Matthias Jung’a göre, iktidar partilerinin yöneticileri bu konuda öyle tepkiler verdiler ki bu dinamiği 2015-2016’nın aksine siyasi tartışma konusu yapmak istemediler. Ancak bu sessiz kalma stratejisi işe yaramadı ve her görüşten yerel politikacılar federal hükümetin pasifliğine karşı isyan etti. Eğer göç meselesi seçimleri belirleyen baş faktörlerdense, AfD için her gün Noel.

“Trafik Işığı Koalisyonu” iletişim kaosu 

“Alternatif” dalganın yükselmesini açıklayan ikinci önemli faktör de federal hükümetin mevcut durumudur. Geçtiğimiz yılın sonbaharına kadar, trafik ışığı hükümeti, araştırma grupları tarafından yapılan anketlerde beklenenden çok daha iyi gidiyordu.

Geçtiğimiz sonbahar ve kış aylarında yaşanan düşüş ise dramatikti. (Matthias Jung) Enerji geçişi konusunda yaşanan “iletişim kaosu”, iktidar partilerinin destekçilerinin düşüşüne sebep oldu.

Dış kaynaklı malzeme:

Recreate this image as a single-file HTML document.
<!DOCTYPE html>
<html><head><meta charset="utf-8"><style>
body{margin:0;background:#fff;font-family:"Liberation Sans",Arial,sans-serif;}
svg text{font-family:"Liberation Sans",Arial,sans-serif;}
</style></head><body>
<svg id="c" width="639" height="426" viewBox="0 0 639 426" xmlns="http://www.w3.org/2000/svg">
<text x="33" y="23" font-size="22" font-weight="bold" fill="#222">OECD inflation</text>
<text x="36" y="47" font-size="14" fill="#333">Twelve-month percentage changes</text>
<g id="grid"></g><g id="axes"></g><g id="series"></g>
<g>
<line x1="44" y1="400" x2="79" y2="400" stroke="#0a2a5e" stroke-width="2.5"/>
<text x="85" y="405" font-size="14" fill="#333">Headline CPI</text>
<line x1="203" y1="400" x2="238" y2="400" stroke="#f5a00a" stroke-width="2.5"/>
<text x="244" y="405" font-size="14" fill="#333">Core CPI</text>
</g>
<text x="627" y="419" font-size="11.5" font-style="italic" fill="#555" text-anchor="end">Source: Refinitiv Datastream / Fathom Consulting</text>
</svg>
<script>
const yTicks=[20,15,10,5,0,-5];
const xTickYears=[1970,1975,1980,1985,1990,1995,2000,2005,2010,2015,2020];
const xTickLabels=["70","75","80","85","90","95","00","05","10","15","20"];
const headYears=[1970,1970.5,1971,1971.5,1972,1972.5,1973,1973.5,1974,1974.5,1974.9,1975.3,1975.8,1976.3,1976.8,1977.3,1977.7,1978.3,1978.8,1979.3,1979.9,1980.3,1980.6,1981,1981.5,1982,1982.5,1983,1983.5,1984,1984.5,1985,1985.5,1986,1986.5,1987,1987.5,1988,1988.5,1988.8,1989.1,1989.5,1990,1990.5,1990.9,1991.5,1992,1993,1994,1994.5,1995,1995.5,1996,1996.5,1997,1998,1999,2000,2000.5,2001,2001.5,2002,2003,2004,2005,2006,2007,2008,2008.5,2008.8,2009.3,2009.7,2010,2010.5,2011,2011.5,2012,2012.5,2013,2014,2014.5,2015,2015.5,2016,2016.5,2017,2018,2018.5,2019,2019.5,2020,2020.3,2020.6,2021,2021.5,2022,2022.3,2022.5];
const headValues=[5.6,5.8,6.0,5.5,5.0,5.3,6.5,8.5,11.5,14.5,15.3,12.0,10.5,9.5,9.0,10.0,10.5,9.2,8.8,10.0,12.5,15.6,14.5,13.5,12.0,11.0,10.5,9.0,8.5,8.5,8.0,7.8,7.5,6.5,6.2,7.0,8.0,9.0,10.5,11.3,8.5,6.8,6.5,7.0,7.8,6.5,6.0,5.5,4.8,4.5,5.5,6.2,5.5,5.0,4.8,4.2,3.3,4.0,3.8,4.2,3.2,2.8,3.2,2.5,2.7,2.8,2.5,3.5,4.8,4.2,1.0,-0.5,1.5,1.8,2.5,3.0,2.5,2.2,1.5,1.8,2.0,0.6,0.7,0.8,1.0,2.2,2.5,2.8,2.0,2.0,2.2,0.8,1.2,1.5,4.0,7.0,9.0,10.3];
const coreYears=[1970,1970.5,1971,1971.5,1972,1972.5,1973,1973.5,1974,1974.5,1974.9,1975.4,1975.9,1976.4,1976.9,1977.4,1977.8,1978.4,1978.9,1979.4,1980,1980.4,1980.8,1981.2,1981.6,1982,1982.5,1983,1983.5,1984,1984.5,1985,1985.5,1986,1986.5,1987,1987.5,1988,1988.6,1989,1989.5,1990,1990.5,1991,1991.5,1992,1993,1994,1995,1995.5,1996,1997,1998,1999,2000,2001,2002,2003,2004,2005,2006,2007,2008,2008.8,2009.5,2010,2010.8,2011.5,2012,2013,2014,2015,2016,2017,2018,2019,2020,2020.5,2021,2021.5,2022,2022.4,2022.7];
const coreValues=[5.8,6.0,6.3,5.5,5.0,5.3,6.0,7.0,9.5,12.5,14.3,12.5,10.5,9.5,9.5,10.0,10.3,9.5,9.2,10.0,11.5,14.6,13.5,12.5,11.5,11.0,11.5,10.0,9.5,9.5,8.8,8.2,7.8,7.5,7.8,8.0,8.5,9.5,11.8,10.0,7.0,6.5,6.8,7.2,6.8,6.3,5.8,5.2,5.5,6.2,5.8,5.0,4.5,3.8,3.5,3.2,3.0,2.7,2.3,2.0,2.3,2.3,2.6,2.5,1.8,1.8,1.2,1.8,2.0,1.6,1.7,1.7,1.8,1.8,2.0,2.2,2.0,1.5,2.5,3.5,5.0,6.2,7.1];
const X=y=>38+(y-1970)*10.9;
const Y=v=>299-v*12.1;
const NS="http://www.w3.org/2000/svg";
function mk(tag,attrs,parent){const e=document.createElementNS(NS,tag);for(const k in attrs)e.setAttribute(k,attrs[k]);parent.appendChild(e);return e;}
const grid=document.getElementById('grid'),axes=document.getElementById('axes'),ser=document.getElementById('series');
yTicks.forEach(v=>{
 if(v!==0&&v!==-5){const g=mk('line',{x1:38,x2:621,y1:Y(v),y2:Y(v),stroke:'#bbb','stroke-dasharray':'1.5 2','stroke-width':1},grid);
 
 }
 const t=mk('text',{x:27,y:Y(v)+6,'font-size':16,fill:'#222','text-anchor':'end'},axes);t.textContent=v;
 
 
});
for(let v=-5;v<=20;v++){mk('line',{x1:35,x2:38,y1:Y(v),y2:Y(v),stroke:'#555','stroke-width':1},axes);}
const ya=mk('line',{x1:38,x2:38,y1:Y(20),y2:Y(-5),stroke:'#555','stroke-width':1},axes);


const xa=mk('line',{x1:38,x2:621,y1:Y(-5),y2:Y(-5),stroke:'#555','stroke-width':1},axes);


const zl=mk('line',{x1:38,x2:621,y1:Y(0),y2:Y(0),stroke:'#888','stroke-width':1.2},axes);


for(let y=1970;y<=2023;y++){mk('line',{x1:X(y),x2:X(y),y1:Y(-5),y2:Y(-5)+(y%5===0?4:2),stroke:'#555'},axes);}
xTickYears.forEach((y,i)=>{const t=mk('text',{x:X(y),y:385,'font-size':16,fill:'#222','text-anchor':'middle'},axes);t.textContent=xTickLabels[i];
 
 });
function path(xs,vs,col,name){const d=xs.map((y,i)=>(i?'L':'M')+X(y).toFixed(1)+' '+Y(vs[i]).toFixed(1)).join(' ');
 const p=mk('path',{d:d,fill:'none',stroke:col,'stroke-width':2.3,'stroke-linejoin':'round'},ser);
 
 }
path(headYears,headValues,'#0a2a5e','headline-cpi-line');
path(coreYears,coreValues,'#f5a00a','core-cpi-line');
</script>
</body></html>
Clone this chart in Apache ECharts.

Bunlar sonucunda, önümüzdeki aylar ve yıllar için bizi neler bekliyor? AfD’nin yükseliğinin devam edeceğini garantileyecek siyasi yasalar yok. Aksine trafik ışığı koalisyonu, eski seçmenlerinin çoğunu gerçek bir beraberlik ve birlikte hareket etme girişimiyle geri kazanabilir. Buna karşın CDU/CSU, en büyük muhalefet partisi olarak, program açısından zamanı geldiğinde federal hükümete başkanlık edebileceği ve önündeki görev ve problemleri mevcut parti ittifakından daha iyi çözebileceği izlenimini vermek zorunda. Ancak her şeyden önce göç alanındaki yakıcı sorunların çözümlerinin ulaşılabilir olması gerekiyor. Roberto Heinrich’e göre, o zaman AfD seçmenlerinin seferber edilmesiyle iş biterdi:  “Göç konusu parti için vazgeçilmez.”